For investors who dollar-cost average, the bands provide a rough framework for thinking about position sizing. When Bitcoin sits in the blue or green zones, the historical record suggests you are buying at a relative discount to the long-term trend. When it climbs into orange and red territory, that is typically not the moment to be aggressively adding to positions.

 

For anyone who wants to go deeper, this breakdown from LBank compares the Bitcoin rainbow chart directly against the Stock-to-Flow model, another long-term pricing framework, and is worth reading if you want to understand how these tools complement or contradict each other.

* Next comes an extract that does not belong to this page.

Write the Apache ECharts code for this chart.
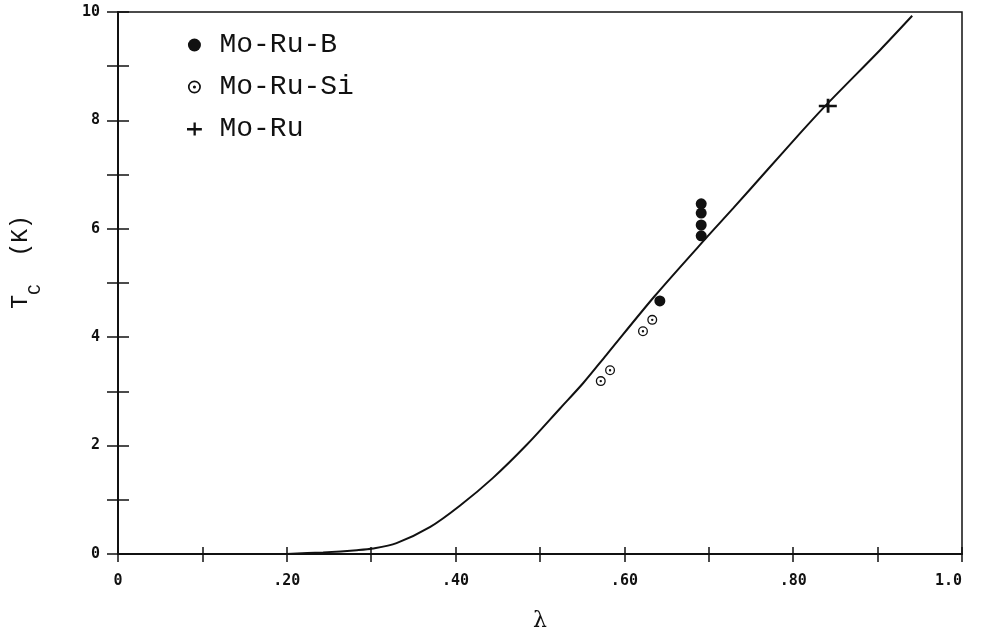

Bitcoin Rainbow Chart Limitations Every Investor Should Know

The people who built and maintain the Bitcoin rainbow chart are upfront about what it is. Blockchaincenter.net describes it as a fun way of looking at long-term price movements and explicitly states there is no scientific basis underpinning it. That kind of honesty from a tool's own creators should tell you something about how seriously to take its signals.

 

The biggest structural problem is curve fitting. When Bitcoin broke below the model's boundaries in 2022, the response was not to retire the model. It was to change the formula until the price was inside the bands again. Any model that gets rewritten when reality does not cooperate is better at describing the past than predicting the future. The BTC rainbow chart is a descriptive tool, not a forecasting one.

 

It also cannot account for anything outside its historical dataset. Regulatory crackdowns, exchange failures, macroeconomic shocks, and geopolitical events do not show up in a logarithmic regression curve. And because the model smooths data over years, it moves slowly, which means it consistently lags behind the sharp short-term moves that matter most when you are trying to manage risk in real time.

 

None of this means the Bitcoin rainbow chart is worthless. Used alongside other tools and with a clear understanding of what it can and cannot do, it is a useful way to stay grounded during the emotional extremes of a Bitcoin cycle. Just do not mistake the colors for certainty.